Даже критичный Костомаров, утверждавший, что Гермоген был удобен Шуйскому постольку, поскольку «отличался в противоположность прежнему патриарху фанатическою ненавистью ко всему иноверному», признавал, что «для Гермогена существовало одно — святость религиозной формы». Он мог уклониться от участия в открытии мощей и прославлении сомнительного святого — но канонизированного Димитрия признал безоговорочно. Василий был более чем сомнительный кандидат на престол — однако миропомазанный царь был для Гермогена ««воистину свят и праведен».
Только став царем, Шуйский мог быть абсолютно убежден, что какие бы разногласия ни разделяли их отныне с Гермогеном, тот буквально положит душу свою для защиты его престола. Что же касается «фанатической ненависти ко всему иноверному», то это — оборотная сторона образа Гермогена в ура-патриотической историографии, видевшей в Смуте одни происки иноземцев и не желавшей признавать тот факт, что иностранная интервенция была лишь следствием внутренней, гражданской войны.
В первый период патриаршества Гермогену вообще было не до иноверцев. Едва он освоился в патриарших палатах близ Успенского собора, как пришлось посылать духовенство в районы, восставшие против власти Шуйского: «всенародство», поставившее на престол «царя Дмитрия Ивановича», не потерпело, чтобы его знамя было втоптано в грязь стареньким подслеповатым узурпатором.

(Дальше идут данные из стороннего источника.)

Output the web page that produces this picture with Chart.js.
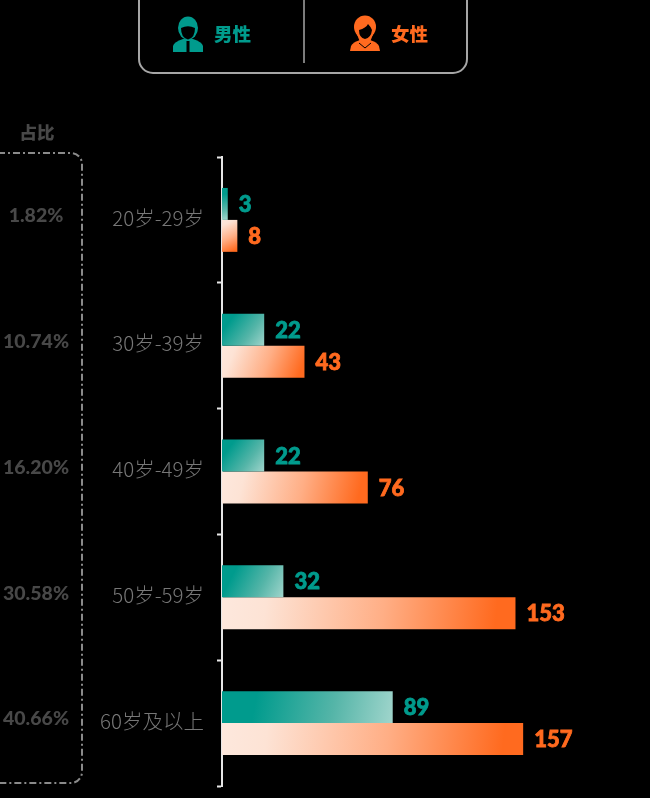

Крестьяне, закрепощенные при Иване Грозном, холопы, восстание которых было разгромлено Борисом Годуновым, казачество, по большей части состоявшее из людей, вынужденных бежать из Центральной России, обнищавшее дворянство и даже аристократы, не склонные быстро менять свои убеждения, — то есть огромные массы людей просто отказывались верить в смерть «царя Дмитрия Ивановича». В самой Москве 15 июня случились народные волнения; их подавили, но на улицах продолжали появляться листовки с пророчеством возвращения Димитрия и наказания изменников к Новому году, 1 сентября.
Нужен был только вождь — и волнения вылились в мощное народное восстание, подкрепленное бунтами в разных городах и весях. Духовенство было в смятении — многие, особенно приходские священники, благословляли единодушную с ними паству и даже шли в ополчение; многие колебались, видя целые города и уезды поднимающимися на борьбу, часто вместе с законными воеводами; кто-то просто отсиживался.
Митрополита Крутицкого Пафнутия с духовенством, направленных Гермогеном для утишения Северских земель, не приняли в восставших городах. Посланные патриархом священники оказались бессильны даже в царском войске, отступавшем и разбегавшемся под ударами бывшего холопа Ивана Исаевича Болотникова, ставшего выдающимся полководцем народной армии. Местное духовенство не удержало, а может, и не думало удерживать Истому Пашкова, поднявшего дворянское ополчение в Туле, Веневе и Кашире, Григория Сумбулова и Прокофия Ляпунова, устремившихся на помощь Болотникову с рязанским дворянством.
Один-единственный из епархиальных архиереев — архиепископ Фсоктист с помощью духовенства, приказных людей и собственных дворян сумел подвигнуть жителей Твери стоять за крестное целование царю Василию. Это ли не показатель состояния священства в начале патриаршества Гермогена? Стойкость Феоктиста неоспорима, что же касается успеха его проповеди, то, отбивая от города небольшой отряд болотниковцев, тверичи, вполне вероятно, более заботились о своих домах и пожитках, нежели о верности пастырю.
Гермоген немедленно учел опыт Феоктиста при обороне Москвы, на которую уже надвигались армии повстанцев. Царь трепетал, знать готовилась бежать, войско было деморализовано, когда Гермоген 14 октября 1606 г. призвал москвичей в Успенский собор и напутал «видением», как разгневанный Бог предает их поголовно «кровоядцам и немилостивым разбойникам».